DATASET CONTENT:
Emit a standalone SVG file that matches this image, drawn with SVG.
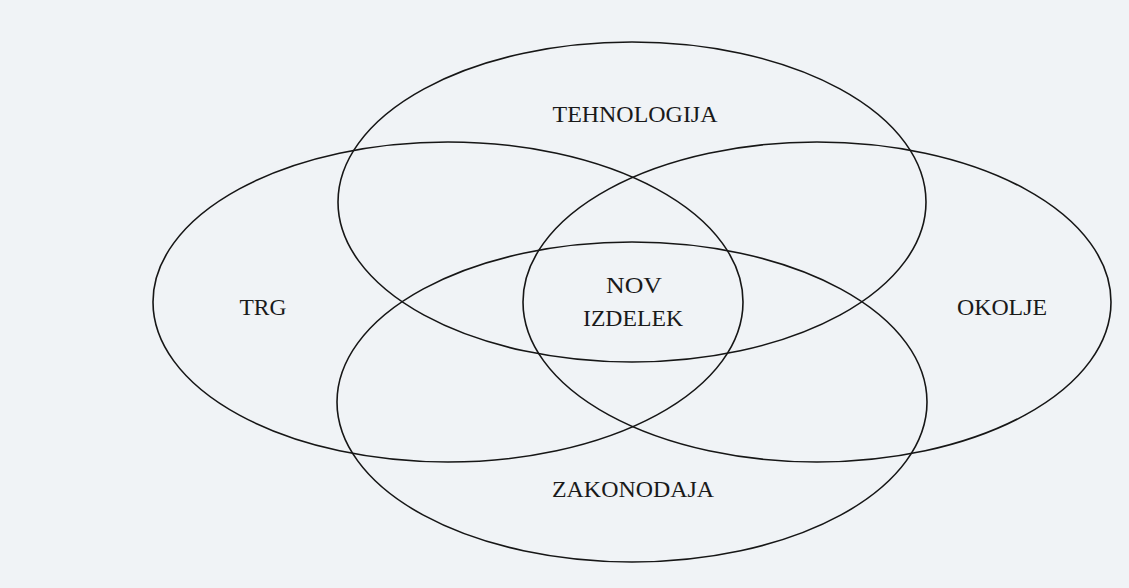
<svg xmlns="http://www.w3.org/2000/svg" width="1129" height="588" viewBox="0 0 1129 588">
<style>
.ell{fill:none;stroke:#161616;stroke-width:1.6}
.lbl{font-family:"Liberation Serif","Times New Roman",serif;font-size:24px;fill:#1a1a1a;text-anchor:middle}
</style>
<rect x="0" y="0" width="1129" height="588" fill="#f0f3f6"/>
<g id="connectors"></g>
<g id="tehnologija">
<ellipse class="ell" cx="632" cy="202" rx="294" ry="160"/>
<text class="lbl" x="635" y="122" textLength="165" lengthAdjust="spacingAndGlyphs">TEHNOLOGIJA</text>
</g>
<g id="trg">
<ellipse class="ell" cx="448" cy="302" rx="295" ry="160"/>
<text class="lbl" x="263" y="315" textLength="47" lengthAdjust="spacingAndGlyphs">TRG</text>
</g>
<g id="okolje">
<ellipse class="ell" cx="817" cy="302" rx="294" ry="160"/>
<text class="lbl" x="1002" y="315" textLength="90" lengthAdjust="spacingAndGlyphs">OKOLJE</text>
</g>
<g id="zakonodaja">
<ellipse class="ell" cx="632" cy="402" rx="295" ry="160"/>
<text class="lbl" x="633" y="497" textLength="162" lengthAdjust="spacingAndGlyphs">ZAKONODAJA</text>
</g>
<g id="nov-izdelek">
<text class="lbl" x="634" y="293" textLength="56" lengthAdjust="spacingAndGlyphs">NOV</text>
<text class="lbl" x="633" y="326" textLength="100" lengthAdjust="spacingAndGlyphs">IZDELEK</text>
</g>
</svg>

PROBLEM REQUIREMENTS: Transcribe the material exactly, and leave out whatever pictures it holds.

ANSWER TO THE TASK:
Emit a standalone SVG file that matches this image, drawn with SVG.
<svg xmlns="http://www.w3.org/2000/svg" width="1129" height="588" viewBox="0 0 1129 588">
<style>
.ell{fill:none;stroke:#161616;stroke-width:1.6}
.lbl{font-family:"Liberation Serif","Times New Roman",serif;font-size:24px;fill:#1a1a1a;text-anchor:middle}
</style>
<rect x="0" y="0" width="1129" height="588" fill="#f0f3f6"/>
<g id="connectors"></g>
<g id="tehnologija">
<ellipse class="ell" cx="632" cy="202" rx="294" ry="160"/>
<text class="lbl" x="635" y="122" textLength="165" lengthAdjust="spacingAndGlyphs">TEHNOLOGIJA</text>
</g>
<g id="trg">
<ellipse class="ell" cx="448" cy="302" rx="295" ry="160"/>
<text class="lbl" x="263" y="315" textLength="47" lengthAdjust="spacingAndGlyphs">TRG</text>
</g>
<g id="okolje">
<ellipse class="ell" cx="817" cy="302" rx="294" ry="160"/>
<text class="lbl" x="1002" y="315" textLength="90" lengthAdjust="spacingAndGlyphs">OKOLJE</text>
</g>
<g id="zakonodaja">
<ellipse class="ell" cx="632" cy="402" rx="295" ry="160"/>
<text class="lbl" x="633" y="497" textLength="162" lengthAdjust="spacingAndGlyphs">ZAKONODAJA</text>
</g>
<g id="nov-izdelek">
<text class="lbl" x="634" y="293" textLength="56" lengthAdjust="spacingAndGlyphs">NOV</text>
<text class="lbl" x="633" y="326" textLength="100" lengthAdjust="spacingAndGlyphs">IZDELEK</text>
</g>
</svg>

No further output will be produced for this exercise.